If Forks is known outside the Olympic Peninsula, it is because it is the setting for the popular Twilight series vampire books and movies. In her blog, author Stephenie Meyer says she was looking for a setting that was remote, surrounded by forest and “ridiculously rainy.”

The popularity of the series sparked a temporary economic boom in Forks during the last few years as fans arrived in tour buses and Twilight-themed shops opened along the main street. But the craze has faded, and most of the shops are dark again.

Unemployment in Forks is between 8 and 10 percent says Mayor Bryon Monohon. He estimates that more than half the Latino population has left in the last six or seven months.

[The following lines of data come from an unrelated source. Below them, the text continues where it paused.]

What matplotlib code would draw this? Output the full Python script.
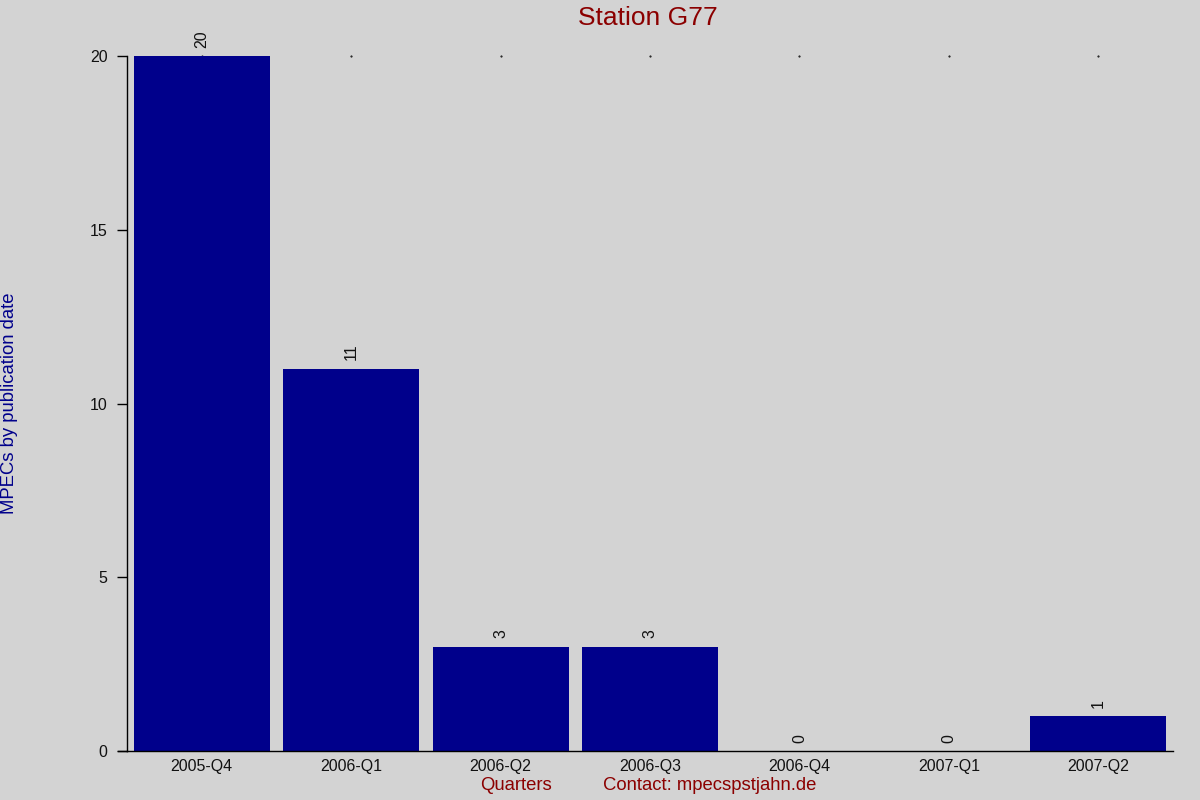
import numpy as np
import matplotlib.pyplot as plt

plt.rcParams['font.family'] = ['Liberation Sans', 'DejaVu Sans']

# data
quarters = ['2005-Q4', '2006-Q1', '2006-Q2', '2006-Q3', '2006-Q4', '2007-Q1', '2007-Q2']
mpecs = [20, 11, 3, 3, 0, 0, 1]

bg = '#d3d3d3'
fig = plt.figure(figsize=(12, 8), dpi=100, facecolor=bg)
ax = fig.add_axes([127 / 1200, 1 - 751 / 800, (1173 - 127) / 1200, (751 - 56) / 800])
ax.set_facecolor(bg)

x = np.arange(len(quarters))
ax.bar(x, mpecs, width=0.91, color='#00008b', zorder=2)
# tiny marks at the top of the value range
ax.plot(x, [20] * len(x), linestyle='none', marker='.', markersize=1, color='black', zorder=1, clip_on=False)

for xi, v in zip(x, mpecs):
    ax.annotate(str(v), (xi, v), xytext=(0, 6), textcoords='offset points',
                rotation=90, ha='center', va='bottom', fontsize=11.5, color='#111111')

ax.set_xlim(-0.5, 6.5)
ax.set_ylim(0, 20)
ax.set_xticks(x)
ax.set_xticklabels(quarters, fontsize=11.5, color='#111111')
ax.set_yticks([0, 5, 10, 15, 20])
ax.set_yticklabels(['0', '5', '10', '15', '20'], fontsize=11.5, color='#111111')
ax.tick_params(axis='x', length=0, pad=6)
ax.tick_params(axis='y', length=7, width=1, direction='out', pad=7)

for side in ['top', 'right']:
    ax.spines[side].set_visible(False)
ax.spines['left'].set_linewidth(1)
ax.spines['bottom'].set_linewidth(1)
# bottom axis line runs a bit past the y-axis
ax.plot([-0.56, -0.5], [0, 0], color='black', linewidth=1, clip_on=False)

fig.text(648 / 1200, 1 - 18 / 800, 'Station G77', ha='center', va='center',
         fontsize=19, color='#8b0000')
fig.text(10 / 1200, 1 - 403 / 800, 'MPECs by publication date', rotation=90,
         ha='center', va='center', fontsize=13.3, color='#00008b')
fig.text(516 / 1200, 1 - 786 / 800, 'Quarters', ha='center', va='center',
         fontsize=13.3, color='#8b0000')
fig.text(603 / 1200, 1 - 786 / 800, 'Contact: mpecspstjahn.de', ha='left', va='center',
         fontsize=13.3, color='#8b0000')

fig.savefig('out.png', dpi=100, facecolor=bg)
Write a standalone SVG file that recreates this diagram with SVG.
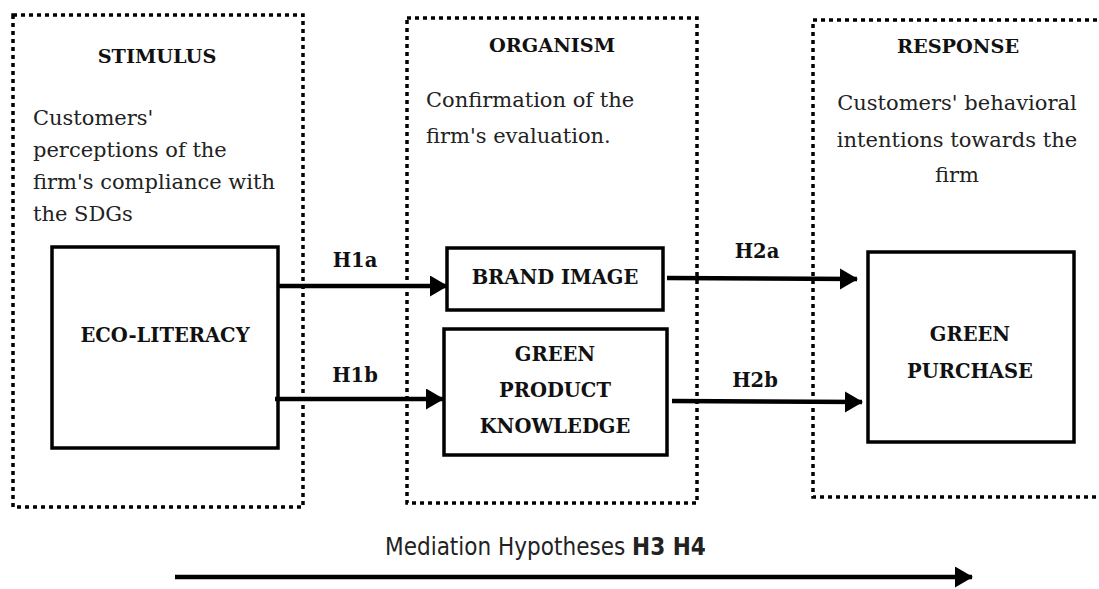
<svg xmlns="http://www.w3.org/2000/svg" width="1099" height="589" viewBox="0 0 1099 589">
<defs>
<style>
.zone{fill:none;stroke:#000;stroke-width:3.5;stroke-dasharray:4 4}
.box{fill:#fff;stroke:#000;stroke-width:3.5}
.conn{stroke:#000;stroke-width:4.5;fill:none}
.hd{font-family:"DejaVu Serif","Liberation Serif",serif;font-weight:bold;font-size:19.3px;fill:#111}
.body{font-family:"DejaVu Serif","Liberation Serif",serif;font-size:21px;fill:#222}
.lbl{font-family:"DejaVu Serif","Liberation Serif",serif;font-weight:bold;font-size:19.5px;fill:#111;text-anchor:middle}
.med{font-family:"DejaVu Sans Condensed","DejaVu Sans",sans-serif;font-size:24px;fill:#222}
</style>
<marker id="ah" markerUnits="userSpaceOnUse" markerWidth="19" markerHeight="22" refX="17" refY="10.5" orient="auto">
<path d="M0,0 L18,10.5 L0,21 Z" fill="#000"/>
</marker>
</defs>
<rect width="1099" height="589" fill="#fff"/>
<g id="stimulus">
<rect class="zone" x="13" y="15" width="290" height="492"/>
<text class="hd" x="157" y="63" text-anchor="middle">STIMULUS</text>
<text class="body" x="33" y="125">Customers'</text>
<text class="body" x="33" y="157">perceptions of the</text>
<text class="body" x="33" y="189">firm's compliance with</text>
<text class="body" x="33" y="221">the SDGs</text>
</g>
<g id="organism">
<rect class="zone" x="407" y="18" width="290" height="485"/>
<text class="hd" x="552" y="52" text-anchor="middle">ORGANISM</text>
<text class="body" x="426" y="107">Confirmation of the</text>
<text class="body" x="426" y="143">firm's evaluation.</text>
</g>
<g id="response">
<path class="zone" d="M1105,20 L813,20 L813,497 L1105,497"/>
<text class="hd" x="958" y="53" text-anchor="middle">RESPONSE</text>
<text class="body" x="957" y="110" text-anchor="middle">Customers' behavioral</text>
<text class="body" x="957" y="147" text-anchor="middle">intentions towards the</text>
<text class="body" x="957" y="182" text-anchor="middle">firm</text>
</g>
<g id="eco-literacy">
<rect class="box" x="52" y="247" width="226" height="201"/>
<text class="lbl" x="165" y="342">ECO-LITERACY</text>
</g>
<g id="brand-image">
<rect class="box" x="447" y="248" width="216" height="62"/>
<text class="lbl" x="555" y="284">BRAND IMAGE</text>
</g>
<g id="green-product-knowledge">
<rect class="box" x="444" y="329" width="223" height="126"/>
<text class="lbl" x="555" y="361">GREEN</text>
<text class="lbl" x="555" y="397">PRODUCT</text>
<text class="lbl" x="555" y="433">KNOWLEDGE</text>
</g>
<g id="green-purchase">
<rect class="box" x="868" y="252" width="206" height="190"/>
<text class="lbl" x="970" y="341">GREEN</text>
<text class="lbl" x="970" y="378">PURCHASE</text>
</g>
<g id="connectors">
<line class="conn" x1="278" y1="286" x2="447" y2="286" marker-end="url(#ah)"/>
<line class="conn" x1="275" y1="399" x2="443" y2="399" marker-end="url(#ah)"/>
<line class="conn" x1="667" y1="278" x2="857" y2="279" marker-end="url(#ah)"/>
<line class="conn" x1="672" y1="401" x2="862" y2="402" marker-end="url(#ah)"/>
<line class="conn" x1="175" y1="577" x2="972" y2="577" marker-end="url(#ah)"/>
<text class="lbl" x="355" y="267">H1a</text>
<text class="lbl" x="355" y="382">H1b</text>
<text class="lbl" x="757" y="258">H2a</text>
<text class="lbl" x="755" y="387">H2b</text>
<text class="med" x="385" y="555">Mediation Hypotheses <tspan font-weight="bold">H3 H4</tspan></text>
</g>
</svg>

“It makes sense that they would go to a place where they are not dealing with being harassed,” he says.

Others estimate that closer to 75 percent of the Latino families have fled.

Families heading to Oregon, Idaho or California – often move in the middle of the night to avoid questions or being stopped.

Eager to leave, they sell their trailers fast and cheap to the first buyer to make an offer. In some cases, the buyers turn out to be white drug dealers – invisible to the border patrol ‒ making life even more miserable for the neighbors remaining in the trailer parks.

Tina and her husband have talked about moving to Mexico with their children. His parents still live there, and he sends money to help support them.

Olivia, 10, can’t bear the idea of being away from her father, but Forks is her home, and Mexico is unfamiliar except for the occasional brief phone calls with her grandmother there.

“I don’t speak very good Spanish,” she says.

“I wouldn’t mind living down there,” Tina says, hesitating. “But I don’t think my children would have a future.”